◆ Your instructions
The material below has pictures in it. Set down only the lines from the line containing "What matplotlib code" through the line containing "0.912, 0.968, 1.017]", word for word, and leave the pictures behind.

◆ Data rows
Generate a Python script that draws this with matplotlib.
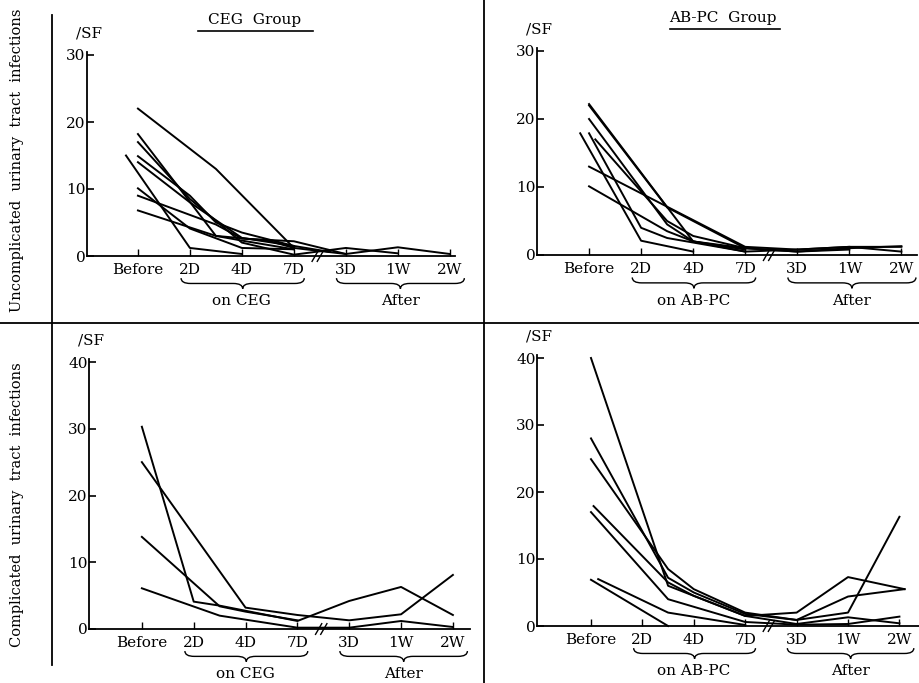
import matplotlib
matplotlib.use('Agg')
import matplotlib.pyplot as plt
from matplotlib.path import Path
from matplotlib.patches import PathPatch
from matplotlib.lines import Line2D

plt.rcParams['font.family'] = 'DejaVu Serif'

# x positions: Before=0, 2D=1, 4D=2, 7D=3, 3D=4, 1W=5, 2W=6
tick_labels = ['Before', '2D', '4D', '7D', '3D', '1W', '2W']

# CEG group, uncomplicated UTI  (cells /SF)
ceg_unc = [
    ([0, 1.5, 3, 4, 5, 6], [22, 13, 1.2, 0.3, 1.3, 0.3]),
    ([-0.23, 1, 2], [15, 1.2, 0.3]),
    ([0, 1.5, 2.5, 3], [18.2, 3, 2.3, 1.2]),
    ([0, 1, 2, 3, 4, 5], [17, 8.5, 2, 0.2, 1.2, 0.4]),
    ([0, 1, 1.5, 2, 3, 3.7], [14.9, 9, 5, 3.5, 1.5, 0.6]),
    ([0, 1, 2, 3], [14, 8, 2.7, 1.5]),
    ([0, 1, 2, 3], [10.1, 4.1, 1.2, 1.0]),
    ([0, 1.5, 2, 3, 4], [9, 4.7, 2.6, 2.2, 0.3]),
    ([0, 1.5, 2, 3], [6.8, 3, 2.3, 1.0]),
]

# AB-PC group, uncomplicated UTI
abpc_unc = [
    ([0, 2, 3, 4, 5, 6], [22.2, 2.0, 0.5, 0.8, 1.2, 1.2]),
    ([0, 1.5, 3, 4, 5, 6], [22, 7, 1, 0.5, 1, 1.3]),
    ([0, 1.5, 2, 3], [20, 4.5, 2, 0.8]),
    ([-0.17, 1, 2], [17.9, 2.1, 0.5]),
    ([0, 1, 1.5, 3], [17.9, 4, 2.5, 0.5]),
    ([0.12, 1.5, 2, 3, 4, 5], [17, 5, 2.8, 1, 0.5, 0.8]),
    ([0, 1.5, 3, 4, 5, 6], [13, 7.1, 1.2, 0.8, 1.2, 0.5]),
    ([0, 1.5, 2, 3], [10.1, 3.5, 2, 1]),
]

# CEG group, complicated UTI
ceg_comp = [
    ([0, 1, 1.5, 3, 4, 5, 6], [30.3, 4.1, 3.5, 1.2, 4.2, 6.3, 2.1]),
    ([0, 2, 3, 4, 5, 6], [25, 3.2, 2.1, 1.3, 2.2, 8.1]),
    ([0, 1.5, 2, 3], [13.8, 3.4, 2.6, 1.3]),
    ([0, 1.5, 3, 4, 5, 6], [6.1, 2.0, 0.2, 0.2, 1.2, 0.3]),
]

# AB-PC group, complicated UTI
abpc_comp = [
    ([0, 1.5, 2, 3, 4, 5, 6.1], [40, 6, 4.5, 1.5, 2.0, 7.3, 5.5]),
    ([0, 1.5, 2, 3, 4, 5, 6.1], [28, 7.2, 5, 1.8, 0.9, 4.4, 5.5]),
    ([0, 1.5, 2, 3, 4, 5, 6], [24.9, 8.5, 5.5, 2, 0.9, 2.0, 16.3]),
    ([0.05, 1.5, 2, 3, 4, 5, 6], [17.9, 6.5, 4.5, 1.5, 0.3, 1.3, 0.4]),
    ([0, 1.5, 3, 4, 5, 6], [17, 4, 0.6, 0.2, 0.3, 1.4]),
    ([0.14, 1.5, 3], [7.0, 2.0, 0.15]),
    ([0, 1.5], [6.9, 0]),
]

W, H = 920, 683
fig = plt.figure(figsize=(9.2, 6.83), dpi=100)


def px_axes(left, right, bottom, top):
    return fig.add_axes([left / W, 1 - bottom / H, (right - left) / W, (bottom - top) / H])


def brace(ax, x1, x2, y, h):
    xm = (x1 + x2) / 2
    r = 0.18
    verts = [(x1, y + h), (x1, y), (x1 + r, y), (xm - r, y), (xm, y), (xm, y - h),
             (xm, y), (xm + r, y), (x2 - r, y), (x2, y), (x2, y + h)]
    codes = [Path.MOVETO, Path.CURVE3, Path.CURVE3, Path.LINETO, Path.CURVE3, Path.CURVE3,
             Path.CURVE3, Path.CURVE3, Path.LINETO, Path.CURVE3, Path.CURVE3]
    ax.add_patch(PathPatch(Path(verts, codes), fill=False, lw=1.0, ec='black', clip_on=False))


def panel(ax, series, ymax, xlim, drug):
    for xs, ys in series:
        ax.plot(xs, ys, color='black', lw=1.4, clip_on=False)
    ax.set_xlim(*xlim)
    ax.set_ylim(0, ymax + 0.5)
    ax.set_yticks(range(0, ymax + 1, 10))
    ax.set_xticks(range(7))
    ax.set_xticklabels(tick_labels)
    for s in ['top', 'right']:
        ax.spines[s].set_visible(False)
    for s in ['left', 'bottom']:
        ax.spines[s].set_linewidth(1.3)
    ax.tick_params(axis='y', direction='in', length=5, width=1.2, labelsize=11, pad=1)
    ax.tick_params(axis='x', direction='in', length=5, width=1.0, labelsize=11, pad=5)
    ax.patch.set_visible(False)
    # axis break marks between 7D and 3D
    for dx in (-0.05, 0.05):
        ax.plot([3.4 + dx, 3.52 + dx], [-0.8, 0.8], color='black', lw=1.0, clip_on=False)
    brace(ax, 0.83, 3.2, -4.1, 0.8)
    brace(ax, 3.82, 6.28, -4.1, 0.8)
    ax.text(2.0, -6.7, 'on ' + drug, ha='center', va='center', fontsize=11)
    ax.text(5.05, -6.7, 'After', ha='center', va='center', fontsize=11)
    ax.text(xlim[0] - 0.22, ymax + 3.2, '/SF', ha='left', va='center', fontsize=11)


ax1 = px_axes(87, 455, 256, 256 - 30.5 * 6.7)
panel(ax1, ceg_unc, 30, (-0.98, 6.1), 'CEG')

ax2 = px_axes(537, 917, 255, 255 - 30.5 * 6.8)
panel(ax2, abpc_unc, 30, (-1.0, 6.3), 'AB-PC')

ax3 = px_axes(89, 470, 629, 629 - 40.5 * 6.675)
panel(ax3, ceg_comp, 40, (-1.02, 6.33), 'CEG')

ax4 = px_axes(537, 920, 626, 626 - 40.5 * 6.7)
panel(ax4, abpc_comp, 40, (-1.05, 6.4), 'AB-PC')

# group titles with underline
fig.text(255 / W, 1 - 20 / H, 'CEG  Group', ha='center', va='center', fontsize=11)
fig.add_artist(Line2D([198 / W, 313 / W], [1 - 31 / H, 1 - 31 / H], color='black', lw=1.2))
fig.text(723 / W, 1 - 18 / H, 'AB-PC  Group', ha='center', va='center', fontsize=11)
fig.add_artist(Line2D([670 / W, 780 / W], [1 - 29 / H, 1 - 29 / H], color='black', lw=1.2))

# row labels
fig.text(17 / W, 1 - 160 / H, 'Uncomplicated  urinary  tract  infections', rotation=90,
         ha='center', va='center', fontsize=10.5)
fig.text(17 / W, 1 - 505 / H, 'Complicated  urinary  tract  infections', rotation=90,
         ha='center', va='center', fontsize=10.5)

# frame lines
fig.add_artist(Line2D([52 / W, 52 / W], [1 - 15 / H, 1 - 665 / H], color='black', lw=1.3))
fig.add_artist(Line2D([484 / W, 484 / W], [1.0, 0.0], color='black', lw=1.3))
fig.add_artist(Line2D([0, 1], [1 - 323 / H, 1 - 323 / H], color='black', lw=1.3))

fig.savefig('out.png', dpi=100)
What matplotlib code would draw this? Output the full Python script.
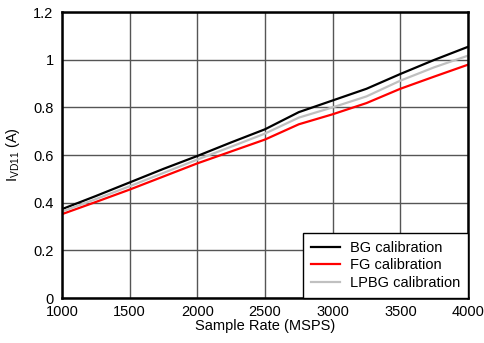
import matplotlib
matplotlib.use("Agg")
import matplotlib.pyplot as plt

plt.rcParams['font.family'] = ['Liberation Sans', 'DejaVu Sans']

rate = [1000, 1250, 1500, 1750, 2000, 2250, 2500, 2750, 3000, 3250, 3500, 3750, 4000]
bg = [0.373, 0.428, 0.485, 0.542, 0.596, 0.653, 0.708, 0.780, 0.829, 0.878, 0.940, 0.999, 1.054]
fg = [0.352, 0.403, 0.455, 0.510, 0.565, 0.615, 0.665, 0.729, 0.771, 0.818, 0.878, 0.929, 0.979]
lpbg = [0.363, 0.415, 0.469, 0.525, 0.581, 0.635, 0.690, 0.757, 0.800, 0.846, 0.912, 0.968, 1.017]

xticks = [1000, 1500, 2000, 2500, 3000, 3500, 4000]
yticks = [0, 0.2, 0.4, 0.6, 0.8, 1, 1.2]
yticklabels = ['0', '0.2', '0.4', '0.6', '0.8', '1', '1.2']

fig = plt.figure(figsize=(4.84, 3.43), dpi=100)
ax = fig.add_axes([0.128, 0.131, 0.839, 0.834])

ax.plot(rate, bg, color='black', lw=1.6, label='BG calibration')
ax.plot(rate, fg, color='#ff0000', lw=1.6, label='FG calibration')
ax.plot(rate, lpbg, color='#c0c0c0', lw=1.6, label='LPBG calibration')

ax.set_xlim(1000, 4000)
ax.set_ylim(0, 1.2)
ax.set_xticks(xticks)
ax.set_yticks(yticks)
ax.set_yticklabels(yticklabels)
ax.grid(True, color='#555555', lw=1.0)
ax.set_axisbelow(True)
for s in ax.spines.values():
    s.set_linewidth(1.8)
    s.set_color('black')
ax.tick_params(axis='y', length=0, pad=6, labelsize=10.5)
ax.tick_params(axis='x', length=0, pad=5, labelsize=10.5)

ax.set_xlabel('Sample Rate (MSPS)', fontsize=10.5, labelpad=0)
ax.set_ylabel(r'$\mathregular{I_{VD11}}$ (A)', fontsize=10.5, labelpad=8)

leg = ax.legend(loc='lower right', fontsize=10.5, frameon=True, fancybox=False,
                edgecolor='black', framealpha=1, borderaxespad=0, handlelength=2.0,
                handletextpad=0.65, labelspacing=0.25, borderpad=0.55)
leg.get_frame().set_linewidth(1.0)

fig.savefig('out.png', dpi=100)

◆ Answer to this exercise
What matplotlib code would draw this? Output the full Python script.
import matplotlib
matplotlib.use("Agg")
import matplotlib.pyplot as plt

plt.rcParams['font.family'] = ['Liberation Sans', 'DejaVu Sans']

rate = [1000, 1250, 1500, 1750, 2000, 2250, 2500, 2750, 3000, 3250, 3500, 3750, 4000]
bg = [0.373, 0.428, 0.485, 0.542, 0.596, 0.653, 0.708, 0.780, 0.829, 0.878, 0.940, 0.999, 1.054]
fg = [0.352, 0.403, 0.455, 0.510, 0.565, 0.615, 0.665, 0.729, 0.771, 0.818, 0.878, 0.929, 0.979]
lpbg = [0.363, 0.415, 0.469, 0.525, 0.581, 0.635, 0.690, 0.757, 0.800, 0.846, 0.912, 0.968, 1.017]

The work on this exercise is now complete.